*GIVEN PROBLEM:*
Begin with the first line and repeat exactly through the line containing "(18,11) rectangle (1221,1169);"; leave every image out.

*GIVEN INFORMATION:*
------------------------------------

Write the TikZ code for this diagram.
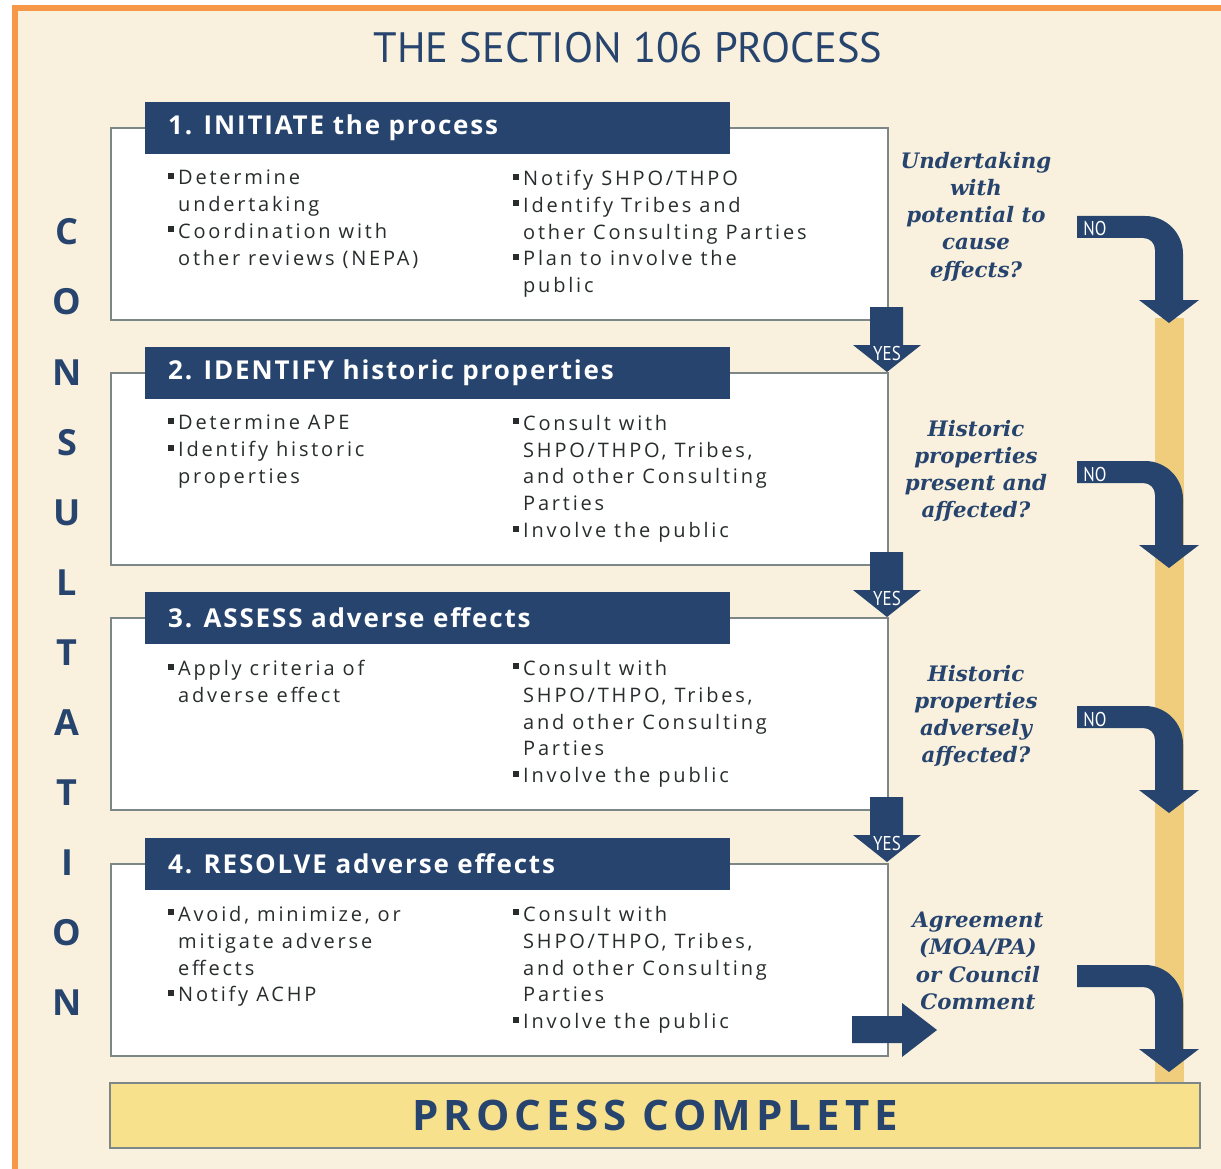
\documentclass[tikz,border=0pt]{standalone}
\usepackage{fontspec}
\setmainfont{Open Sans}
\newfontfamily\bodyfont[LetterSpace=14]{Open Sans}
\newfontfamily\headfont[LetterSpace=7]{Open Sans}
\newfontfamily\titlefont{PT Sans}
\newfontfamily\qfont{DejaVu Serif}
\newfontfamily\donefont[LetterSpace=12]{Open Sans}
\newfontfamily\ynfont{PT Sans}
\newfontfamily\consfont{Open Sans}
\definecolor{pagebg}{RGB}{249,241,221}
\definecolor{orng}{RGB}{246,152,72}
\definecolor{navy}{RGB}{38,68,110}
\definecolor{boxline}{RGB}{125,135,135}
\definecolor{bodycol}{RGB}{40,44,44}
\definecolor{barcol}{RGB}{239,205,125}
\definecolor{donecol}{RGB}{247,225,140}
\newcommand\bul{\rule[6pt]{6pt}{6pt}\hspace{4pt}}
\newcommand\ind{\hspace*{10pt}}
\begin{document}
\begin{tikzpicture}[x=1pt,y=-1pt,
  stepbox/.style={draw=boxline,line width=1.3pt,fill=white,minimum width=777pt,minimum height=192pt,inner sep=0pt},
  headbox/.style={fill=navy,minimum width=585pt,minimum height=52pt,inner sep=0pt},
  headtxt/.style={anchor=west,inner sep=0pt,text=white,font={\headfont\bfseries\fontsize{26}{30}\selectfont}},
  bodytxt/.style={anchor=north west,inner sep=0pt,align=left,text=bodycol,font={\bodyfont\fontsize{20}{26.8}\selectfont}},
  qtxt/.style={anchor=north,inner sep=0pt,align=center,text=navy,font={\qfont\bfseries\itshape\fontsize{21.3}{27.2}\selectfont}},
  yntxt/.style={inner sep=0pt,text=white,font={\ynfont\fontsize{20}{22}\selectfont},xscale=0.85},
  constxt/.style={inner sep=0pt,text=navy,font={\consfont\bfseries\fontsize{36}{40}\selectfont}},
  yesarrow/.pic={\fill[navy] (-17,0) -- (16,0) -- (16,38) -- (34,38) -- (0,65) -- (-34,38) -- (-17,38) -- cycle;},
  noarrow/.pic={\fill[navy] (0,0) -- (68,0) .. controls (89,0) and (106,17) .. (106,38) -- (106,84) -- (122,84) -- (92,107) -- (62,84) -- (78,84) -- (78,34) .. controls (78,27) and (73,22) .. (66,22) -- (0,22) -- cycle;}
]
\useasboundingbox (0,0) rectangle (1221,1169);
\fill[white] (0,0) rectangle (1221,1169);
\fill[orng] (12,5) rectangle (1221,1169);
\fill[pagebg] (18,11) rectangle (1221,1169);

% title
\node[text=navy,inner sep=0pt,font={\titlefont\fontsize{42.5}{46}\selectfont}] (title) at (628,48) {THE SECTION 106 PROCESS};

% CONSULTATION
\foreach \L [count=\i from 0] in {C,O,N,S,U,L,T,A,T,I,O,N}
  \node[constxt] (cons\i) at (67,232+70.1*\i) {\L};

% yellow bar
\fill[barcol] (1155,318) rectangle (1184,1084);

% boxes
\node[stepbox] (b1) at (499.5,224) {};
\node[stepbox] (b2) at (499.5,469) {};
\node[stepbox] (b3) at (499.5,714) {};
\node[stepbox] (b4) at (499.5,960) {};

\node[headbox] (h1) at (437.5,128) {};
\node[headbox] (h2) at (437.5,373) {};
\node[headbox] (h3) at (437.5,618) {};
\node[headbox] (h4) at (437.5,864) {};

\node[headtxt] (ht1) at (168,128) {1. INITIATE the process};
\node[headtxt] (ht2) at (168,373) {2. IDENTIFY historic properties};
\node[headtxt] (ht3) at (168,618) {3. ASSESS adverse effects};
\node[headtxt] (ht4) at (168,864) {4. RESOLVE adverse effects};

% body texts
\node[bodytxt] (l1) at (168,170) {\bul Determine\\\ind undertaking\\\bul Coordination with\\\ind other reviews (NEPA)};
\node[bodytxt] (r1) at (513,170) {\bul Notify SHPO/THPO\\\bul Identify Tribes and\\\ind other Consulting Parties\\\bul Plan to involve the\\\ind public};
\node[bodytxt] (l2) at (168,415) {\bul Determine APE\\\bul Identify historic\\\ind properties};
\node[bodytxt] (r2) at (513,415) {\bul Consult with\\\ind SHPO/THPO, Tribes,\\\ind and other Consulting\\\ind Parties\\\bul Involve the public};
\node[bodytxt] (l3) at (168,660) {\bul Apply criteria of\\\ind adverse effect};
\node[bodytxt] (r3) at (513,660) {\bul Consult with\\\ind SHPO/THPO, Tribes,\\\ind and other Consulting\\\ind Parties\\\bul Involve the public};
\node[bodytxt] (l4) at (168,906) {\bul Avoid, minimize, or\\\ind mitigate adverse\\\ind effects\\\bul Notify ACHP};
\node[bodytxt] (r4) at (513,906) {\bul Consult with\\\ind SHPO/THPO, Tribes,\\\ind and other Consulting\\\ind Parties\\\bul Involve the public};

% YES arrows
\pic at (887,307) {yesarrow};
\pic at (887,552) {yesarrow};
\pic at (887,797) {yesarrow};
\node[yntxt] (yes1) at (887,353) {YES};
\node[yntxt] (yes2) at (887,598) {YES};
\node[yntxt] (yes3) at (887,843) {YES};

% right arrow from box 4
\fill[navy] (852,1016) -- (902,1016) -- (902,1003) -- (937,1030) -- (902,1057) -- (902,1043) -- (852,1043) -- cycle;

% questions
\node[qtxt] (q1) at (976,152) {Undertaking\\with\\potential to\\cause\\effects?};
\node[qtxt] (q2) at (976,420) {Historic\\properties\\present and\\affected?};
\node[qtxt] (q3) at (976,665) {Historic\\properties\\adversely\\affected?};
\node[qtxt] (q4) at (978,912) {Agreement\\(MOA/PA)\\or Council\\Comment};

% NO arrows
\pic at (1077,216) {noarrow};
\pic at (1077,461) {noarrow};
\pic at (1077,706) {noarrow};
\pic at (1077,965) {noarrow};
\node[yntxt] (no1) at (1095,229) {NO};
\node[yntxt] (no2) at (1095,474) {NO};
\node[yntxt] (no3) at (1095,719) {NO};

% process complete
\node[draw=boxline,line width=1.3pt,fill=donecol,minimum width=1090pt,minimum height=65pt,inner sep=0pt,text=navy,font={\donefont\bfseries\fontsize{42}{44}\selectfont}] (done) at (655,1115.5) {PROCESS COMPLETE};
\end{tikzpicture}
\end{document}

------------------------------------

*WORKED ANSWER:*
Write the TikZ code for this diagram.
\documentclass[tikz,border=0pt]{standalone}
\usepackage{fontspec}
\setmainfont{Open Sans}
\newfontfamily\bodyfont[LetterSpace=14]{Open Sans}
\newfontfamily\headfont[LetterSpace=7]{Open Sans}
\newfontfamily\titlefont{PT Sans}
\newfontfamily\qfont{DejaVu Serif}
\newfontfamily\donefont[LetterSpace=12]{Open Sans}
\newfontfamily\ynfont{PT Sans}
\newfontfamily\consfont{Open Sans}
\definecolor{pagebg}{RGB}{249,241,221}
\definecolor{orng}{RGB}{246,152,72}
\definecolor{navy}{RGB}{38,68,110}
\definecolor{boxline}{RGB}{125,135,135}
\definecolor{bodycol}{RGB}{40,44,44}
\definecolor{barcol}{RGB}{239,205,125}
\definecolor{donecol}{RGB}{247,225,140}
\newcommand\bul{\rule[6pt]{6pt}{6pt}\hspace{4pt}}
\newcommand\ind{\hspace*{10pt}}
\begin{document}
\begin{tikzpicture}[x=1pt,y=-1pt,
  stepbox/.style={draw=boxline,line width=1.3pt,fill=white,minimum width=777pt,minimum height=192pt,inner sep=0pt},
  headbox/.style={fill=navy,minimum width=585pt,minimum height=52pt,inner sep=0pt},
  headtxt/.style={anchor=west,inner sep=0pt,text=white,font={\headfont\bfseries\fontsize{26}{30}\selectfont}},
  bodytxt/.style={anchor=north west,inner sep=0pt,align=left,text=bodycol,font={\bodyfont\fontsize{20}{26.8}\selectfont}},
  qtxt/.style={anchor=north,inner sep=0pt,align=center,text=navy,font={\qfont\bfseries\itshape\fontsize{21.3}{27.2}\selectfont}},
  yntxt/.style={inner sep=0pt,text=white,font={\ynfont\fontsize{20}{22}\selectfont},xscale=0.85},
  constxt/.style={inner sep=0pt,text=navy,font={\consfont\bfseries\fontsize{36}{40}\selectfont}},
  yesarrow/.pic={\fill[navy] (-17,0) -- (16,0) -- (16,38) -- (34,38) -- (0,65) -- (-34,38) -- (-17,38) -- cycle;},
  noarrow/.pic={\fill[navy] (0,0) -- (68,0) .. controls (89,0) and (106,17) .. (106,38) -- (106,84) -- (122,84) -- (92,107) -- (62,84) -- (78,84) -- (78,34) .. controls (78,27) and (73,22) .. (66,22) -- (0,22) -- cycle;}
]
\useasboundingbox (0,0) rectangle (1221,1169);
\fill[white] (0,0) rectangle (1221,1169);
\fill[orng] (12,5) rectangle (1221,1169);
\fill[pagebg] (18,11) rectangle (1221,1169);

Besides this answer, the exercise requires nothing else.